Collected data
————

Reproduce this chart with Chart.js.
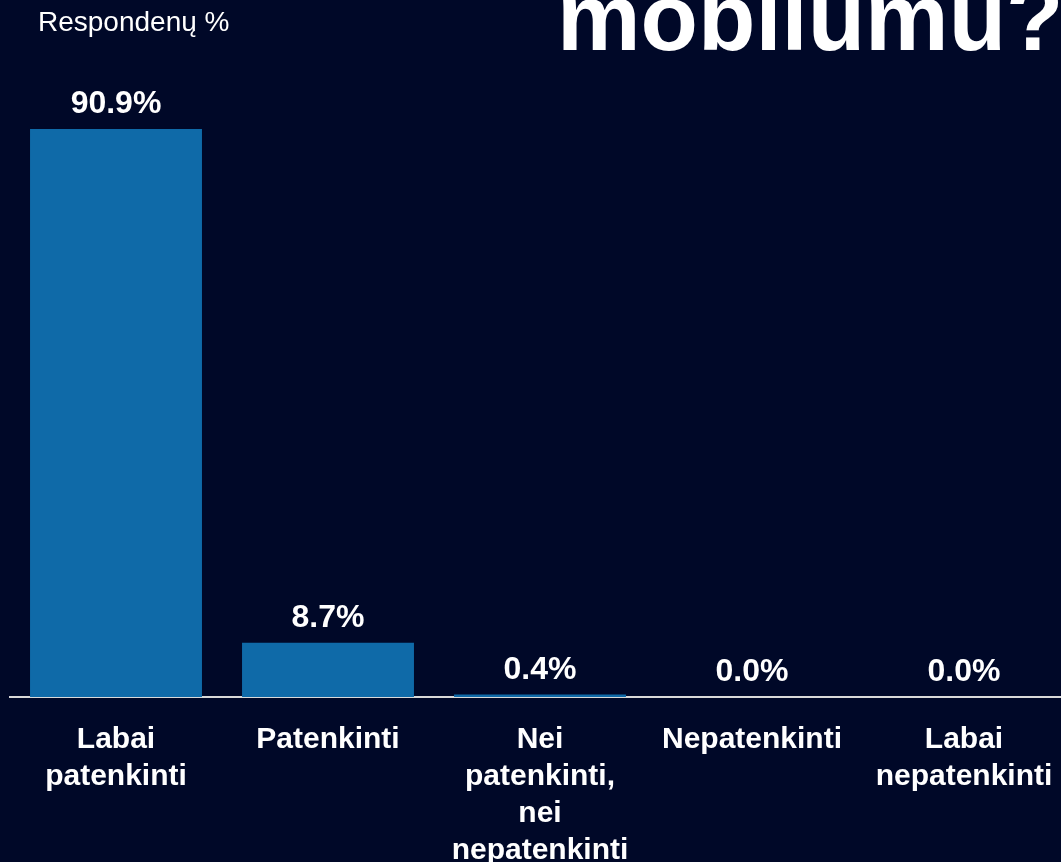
<!DOCTYPE html>
<html>
<head>
<meta charset="utf-8">
<title>mobilumu?</title>
<style>
  html, body { margin: 0; padding: 0; background: #000828; overflow: hidden; }
  #wrap { position: relative; width: 1061px; height: 862px; overflow: hidden; }
  #chart { position: absolute; left: 0; top: 0; }
  .title {
    position: absolute; left: 557px; top: -29px; margin: 0;
    font: bold 94px "Liberation Sans", Arial, sans-serif; line-height: 1;
    color: #fff; white-space: nowrap;
  }
  .unit {
    position: absolute; left: 38px; top: 8px;
    font: 28px "Liberation Sans", Arial, sans-serif; line-height: 1;
    color: #fff; white-space: nowrap;
  }
</style>
</head>
<body>
<div id="wrap">
  <canvas id="chart" width="1080" height="862"></canvas>
  <div class="title">mobilumu?</div>
  <div class="unit">Respondenų %</div>
</div>
<script src="https://cdn.jsdelivr.net/npm/chart.js@4"></script>
<script>
// answers (x axis) and share of respondents
const categories = [
  ['Labai', 'patenkinti'],
  ['Patenkinti'],
  ['Nei', 'patenkinti,', 'nei', 'nepatenkinti'],
  ['Nepatenkinti'],
  ['Labai', 'nepatenkinti']
];
const shares = [90.9, 8.7, 0.4, 0.0, 0.0];

const fontFamily = '"Liberation Sans", Arial, sans-serif';

// prints the % value above every bar
const valueLabels = {
  id: 'valueLabels',
  afterDatasetsDraw(chart) {
    const ctx = chart.ctx;
    const meta = chart.getDatasetMeta(0);
    ctx.save();
    ctx.fillStyle = '#ffffff';
    ctx.font = 'bold 32px ' + fontFamily;
    ctx.textAlign = 'center';
    ctx.textBaseline = 'alphabetic';
    meta.data.forEach(function(bar, i) {
      ctx.fillText(shares[i].toFixed(1) + '%', bar.x, bar.y - 16);
    });
    ctx.restore();
  }
};

new Chart(document.getElementById('chart'), {
  type: 'bar',
  data: {
    labels: categories,
    datasets: [{
      data: shares,
      backgroundColor: '#0f6aa8',
      borderWidth: 0,
      categoryPercentage: 1,
      barPercentage: 0.811
    }]
  },
  options: {
    responsive: false,
    animation: false,
    layout: { padding: { left: 10, right: 10, top: 72, bottom: 0 } },
    plugins: {
      legend: { display: false },
      tooltip: { enabled: false }
    },
    scales: {
      x: {
        grid: { display: false },
        border: { display: true, color: '#d9d9d9', width: 2 },
        ticks: {
          color: '#ffffff',
          autoSkip: false,
          maxRotation: 0,
          padding: 16,
          font: { family: fontFamily, size: 30, weight: 'bold', lineHeight: '37px' }
        },
        afterFit(scale) { scale.height = 165; }
      },
      y: {
        display: false,
        min: 0,
        max: 100
      }
    }
  },
  plugins: [valueLabels]
});
</script>
</body>
</html>
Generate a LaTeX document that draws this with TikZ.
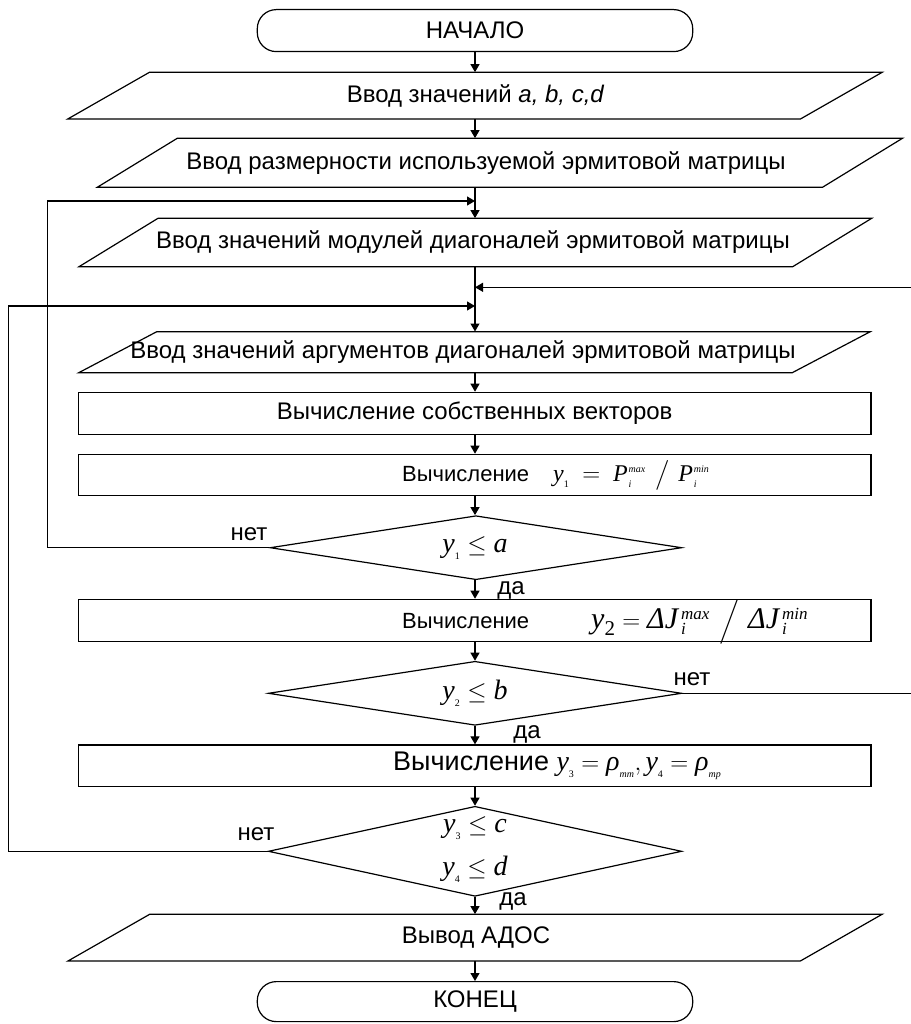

————

Transcribe every record above exactly as written, leaving out any pictures.

-- SOLUTION --
Reproduce this chart with Chart.js.
<!DOCTYPE html>
<html>
<head>
<meta charset="utf-8">
<title>mobilumu?</title>
<style>
  html, body { margin: 0; padding: 0; background: #000828; overflow: hidden; }
  #wrap { position: relative; width: 1061px; height: 862px; overflow: hidden; }
  #chart { position: absolute; left: 0; top: 0; }
  .title {
    position: absolute; left: 557px; top: -29px; margin: 0;
    font: bold 94px "Liberation Sans", Arial, sans-serif; line-height: 1;
    color: #fff; white-space: nowrap;
  }
  .unit {
    position: absolute; left: 38px; top: 8px;
    font: 28px "Liberation Sans", Arial, sans-serif; line-height: 1;
    color: #fff; white-space: nowrap;
  }
</style>
</head>
<body>
<div id="wrap">
  <canvas id="chart" width="1080" height="862"></canvas>
  <div class="title">mobilumu?</div>
  <div class="unit">Respondenų %</div>
</div>
<script src="https://cdn.jsdelivr.net/npm/chart.js@4"></script>
<script>
// answers (x axis) and share of respondents
const categories = [
  ['Labai', 'patenkinti'],
  ['Patenkinti'],
  ['Nei', 'patenkinti,', 'nei', 'nepatenkinti'],
  ['Nepatenkinti'],
  ['Labai', 'nepatenkinti']
];
const shares = [90.9, 8.7, 0.4, 0.0, 0.0];

const fontFamily = '"Liberation Sans", Arial, sans-serif';

// prints the % value above every bar
const valueLabels = {
  id: 'valueLabels',
  afterDatasetsDraw(chart) {
    const ctx = chart.ctx;
    const meta = chart.getDatasetMeta(0);
    ctx.save();
    ctx.fillStyle = '#ffffff';
    ctx.font = 'bold 32px ' + fontFamily;
    ctx.textAlign = 'center';
    ctx.textBaseline = 'alphabetic';
    meta.data.forEach(function(bar, i) {
      ctx.fillText(shares[i].toFixed(1) + '%', bar.x, bar.y - 16);
    });
    ctx.restore();
  }
};

new Chart(document.getElementById('chart'), {
  type: 'bar',
  data: {
    labels: categories,
    datasets: [{
      data: shares,
      backgroundColor: '#0f6aa8',
      borderWidth: 0,
      categoryPercentage: 1,
      barPercentage: 0.811
    }]
  },
  options: {
    responsive: false,
    animation: false,
    layout: { padding: { left: 10, right: 10, top: 72, bottom: 0 } },
    plugins: {
      legend: { display: false },
      tooltip: { enabled: false }
    },
    scales: {
      x: {
        grid: { display: false },
        border: { display: true, color: '#d9d9d9', width: 2 },
        ticks: {
          color: '#ffffff',
          autoSkip: false,
          maxRotation: 0,
          padding: 16,
          font: { family: fontFamily, size: 30, weight: 'bold', lineHeight: '37px' }
        },
        afterFit(scale) { scale.height = 165; }
      },
      y: {
        display: false,
        min: 0,
        max: 100
      }
    }
  },
  plugins: [valueLabels]
});
</script>
</body>
</html>
Generate a LaTeX document that draws this with TikZ.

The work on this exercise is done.